Problem to solve: Only the lines from the top of the listing below to the line that has "at (25, 62)" should be echoed, with both ends kept and pictures left out.

Given data:

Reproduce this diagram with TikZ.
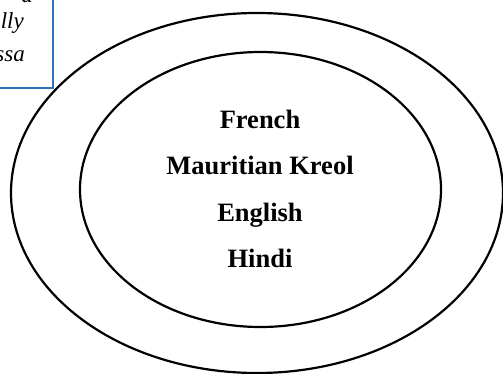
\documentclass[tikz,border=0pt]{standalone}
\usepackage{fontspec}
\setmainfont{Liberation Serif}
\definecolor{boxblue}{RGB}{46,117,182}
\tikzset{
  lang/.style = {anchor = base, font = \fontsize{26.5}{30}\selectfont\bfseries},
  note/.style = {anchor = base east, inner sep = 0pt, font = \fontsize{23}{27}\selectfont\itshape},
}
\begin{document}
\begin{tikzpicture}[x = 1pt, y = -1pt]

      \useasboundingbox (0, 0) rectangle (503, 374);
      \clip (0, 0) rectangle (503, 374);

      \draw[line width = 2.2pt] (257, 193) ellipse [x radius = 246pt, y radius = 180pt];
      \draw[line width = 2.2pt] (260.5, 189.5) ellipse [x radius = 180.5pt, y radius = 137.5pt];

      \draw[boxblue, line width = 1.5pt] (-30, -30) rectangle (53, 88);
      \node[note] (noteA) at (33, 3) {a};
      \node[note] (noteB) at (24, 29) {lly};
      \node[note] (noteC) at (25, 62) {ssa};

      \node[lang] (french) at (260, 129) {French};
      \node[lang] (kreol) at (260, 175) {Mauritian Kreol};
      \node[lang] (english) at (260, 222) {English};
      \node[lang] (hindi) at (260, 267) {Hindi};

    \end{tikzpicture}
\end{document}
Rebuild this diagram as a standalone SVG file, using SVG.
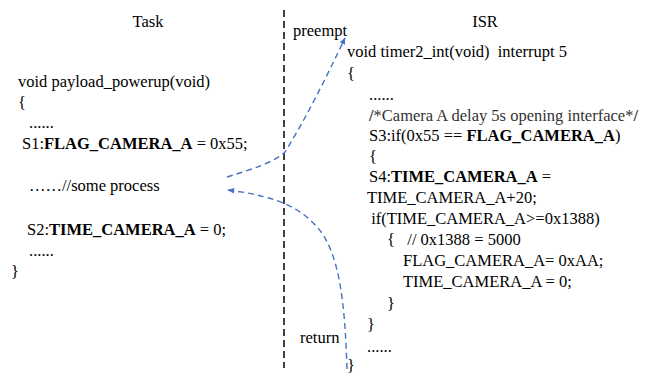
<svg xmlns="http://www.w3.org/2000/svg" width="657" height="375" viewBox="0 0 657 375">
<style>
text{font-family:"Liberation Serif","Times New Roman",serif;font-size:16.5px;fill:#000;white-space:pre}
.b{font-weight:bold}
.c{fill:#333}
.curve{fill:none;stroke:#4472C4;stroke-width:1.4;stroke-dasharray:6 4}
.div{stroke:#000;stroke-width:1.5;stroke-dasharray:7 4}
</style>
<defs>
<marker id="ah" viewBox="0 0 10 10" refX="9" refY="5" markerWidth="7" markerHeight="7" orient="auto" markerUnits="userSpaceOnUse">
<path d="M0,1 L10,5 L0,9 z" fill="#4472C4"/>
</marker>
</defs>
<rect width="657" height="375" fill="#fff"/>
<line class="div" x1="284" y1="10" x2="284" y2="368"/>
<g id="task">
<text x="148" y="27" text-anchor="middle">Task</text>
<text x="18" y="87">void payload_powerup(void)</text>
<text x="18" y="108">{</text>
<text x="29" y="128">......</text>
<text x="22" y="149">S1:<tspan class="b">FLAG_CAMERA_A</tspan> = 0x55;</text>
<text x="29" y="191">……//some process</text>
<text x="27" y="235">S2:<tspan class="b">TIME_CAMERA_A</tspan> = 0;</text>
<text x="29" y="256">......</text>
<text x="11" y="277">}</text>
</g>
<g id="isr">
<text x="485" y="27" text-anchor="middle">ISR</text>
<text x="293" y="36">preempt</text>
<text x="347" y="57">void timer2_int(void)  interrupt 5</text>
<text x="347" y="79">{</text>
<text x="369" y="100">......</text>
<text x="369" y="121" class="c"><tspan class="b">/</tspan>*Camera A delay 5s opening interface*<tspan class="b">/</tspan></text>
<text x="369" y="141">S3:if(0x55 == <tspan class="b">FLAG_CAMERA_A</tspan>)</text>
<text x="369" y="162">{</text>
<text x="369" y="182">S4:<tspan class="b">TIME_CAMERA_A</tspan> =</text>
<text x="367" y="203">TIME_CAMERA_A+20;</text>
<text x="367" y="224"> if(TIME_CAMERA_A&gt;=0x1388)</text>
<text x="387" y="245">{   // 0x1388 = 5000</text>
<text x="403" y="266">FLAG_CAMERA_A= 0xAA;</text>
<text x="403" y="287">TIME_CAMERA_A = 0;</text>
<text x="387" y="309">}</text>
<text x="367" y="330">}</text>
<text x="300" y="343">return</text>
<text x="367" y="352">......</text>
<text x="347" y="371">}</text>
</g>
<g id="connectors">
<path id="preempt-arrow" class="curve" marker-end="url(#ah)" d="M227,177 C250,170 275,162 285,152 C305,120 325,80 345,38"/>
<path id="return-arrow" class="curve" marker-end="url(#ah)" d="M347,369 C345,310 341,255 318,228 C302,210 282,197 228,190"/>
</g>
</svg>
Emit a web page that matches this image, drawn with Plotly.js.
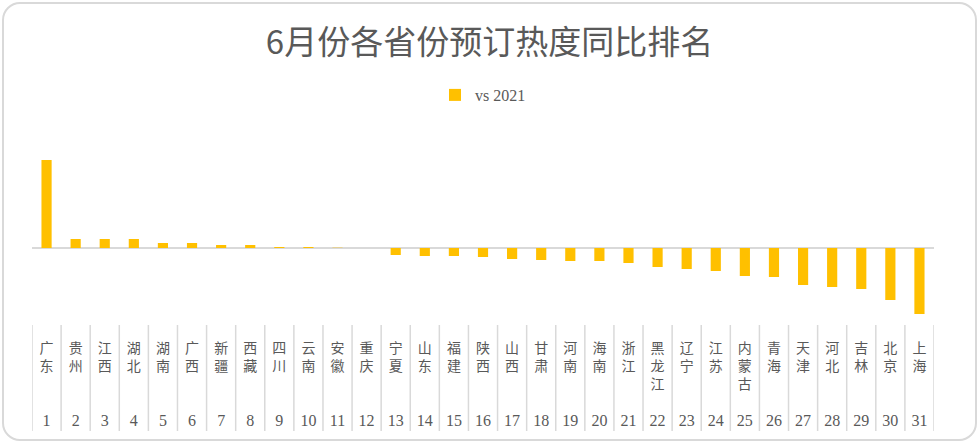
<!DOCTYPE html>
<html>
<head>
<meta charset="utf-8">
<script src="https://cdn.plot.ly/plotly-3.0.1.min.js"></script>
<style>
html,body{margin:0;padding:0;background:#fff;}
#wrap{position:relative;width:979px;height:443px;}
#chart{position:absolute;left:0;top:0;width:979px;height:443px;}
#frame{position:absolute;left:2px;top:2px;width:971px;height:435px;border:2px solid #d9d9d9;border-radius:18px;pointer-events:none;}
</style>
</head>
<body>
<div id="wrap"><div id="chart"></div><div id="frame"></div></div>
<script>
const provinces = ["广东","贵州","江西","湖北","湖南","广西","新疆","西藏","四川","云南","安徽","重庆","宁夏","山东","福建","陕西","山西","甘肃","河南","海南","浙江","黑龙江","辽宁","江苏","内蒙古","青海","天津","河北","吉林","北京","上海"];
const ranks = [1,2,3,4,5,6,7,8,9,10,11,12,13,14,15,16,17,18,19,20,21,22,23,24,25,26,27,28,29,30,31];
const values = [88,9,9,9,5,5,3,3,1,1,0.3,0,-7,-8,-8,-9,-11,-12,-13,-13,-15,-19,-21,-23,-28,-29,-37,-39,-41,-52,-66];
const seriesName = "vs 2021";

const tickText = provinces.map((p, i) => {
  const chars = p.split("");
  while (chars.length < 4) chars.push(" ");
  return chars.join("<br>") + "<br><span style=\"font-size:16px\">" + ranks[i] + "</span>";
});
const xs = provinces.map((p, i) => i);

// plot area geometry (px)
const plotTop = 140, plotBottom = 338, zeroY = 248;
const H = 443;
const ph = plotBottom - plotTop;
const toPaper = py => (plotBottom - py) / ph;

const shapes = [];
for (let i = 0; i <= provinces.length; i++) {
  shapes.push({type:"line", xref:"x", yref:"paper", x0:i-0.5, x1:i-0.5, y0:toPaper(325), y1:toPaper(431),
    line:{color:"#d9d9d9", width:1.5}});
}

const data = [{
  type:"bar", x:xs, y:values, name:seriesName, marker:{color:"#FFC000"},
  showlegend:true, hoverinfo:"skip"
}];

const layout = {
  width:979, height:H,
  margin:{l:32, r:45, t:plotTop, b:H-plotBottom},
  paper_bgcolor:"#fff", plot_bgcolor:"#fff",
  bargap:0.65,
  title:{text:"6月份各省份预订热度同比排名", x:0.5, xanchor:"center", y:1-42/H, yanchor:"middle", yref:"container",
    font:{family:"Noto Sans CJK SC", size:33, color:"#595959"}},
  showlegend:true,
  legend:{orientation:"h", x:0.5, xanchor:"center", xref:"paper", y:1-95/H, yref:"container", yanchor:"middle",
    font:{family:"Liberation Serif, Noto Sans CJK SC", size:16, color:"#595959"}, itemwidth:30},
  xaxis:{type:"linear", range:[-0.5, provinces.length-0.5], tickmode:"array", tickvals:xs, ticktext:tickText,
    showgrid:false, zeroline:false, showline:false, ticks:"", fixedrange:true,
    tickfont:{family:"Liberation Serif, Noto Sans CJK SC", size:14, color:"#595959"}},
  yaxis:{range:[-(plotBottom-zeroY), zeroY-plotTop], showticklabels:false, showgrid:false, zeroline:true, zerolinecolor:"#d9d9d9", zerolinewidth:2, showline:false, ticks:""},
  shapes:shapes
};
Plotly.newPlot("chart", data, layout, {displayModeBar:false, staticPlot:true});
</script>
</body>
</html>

Output for this exercise:
Reproduce this diagram with TikZ.
\documentclass[tikz,border=0pt]{standalone}
\usepackage{fontspec}
\setmainfont{Liberation Serif}
\definecolor{boxblue}{RGB}{46,117,182}
\tikzset{
  lang/.style = {anchor = base, font = \fontsize{26.5}{30}\selectfont\bfseries},
  note/.style = {anchor = base east, inner sep = 0pt, font = \fontsize{23}{27}\selectfont\itshape},
}
\begin{document}
\begin{tikzpicture}[x = 1pt, y = -1pt]

      \useasboundingbox (0, 0) rectangle (503, 374);
      \clip (0, 0) rectangle (503, 374);

      \draw[line width = 2.2pt] (257, 193) ellipse [x radius = 246pt, y radius = 180pt];
      \draw[line width = 2.2pt] (260.5, 189.5) ellipse [x radius = 180.5pt, y radius = 137.5pt];

      \draw[boxblue, line width = 1.5pt] (-30, -30) rectangle (53, 88);
      \node[note] (noteA) at (33, 3) {a};
      \node[note] (noteB) at (24, 29) {lly};
      \node[note] (noteC) at (25, 62) {ssa};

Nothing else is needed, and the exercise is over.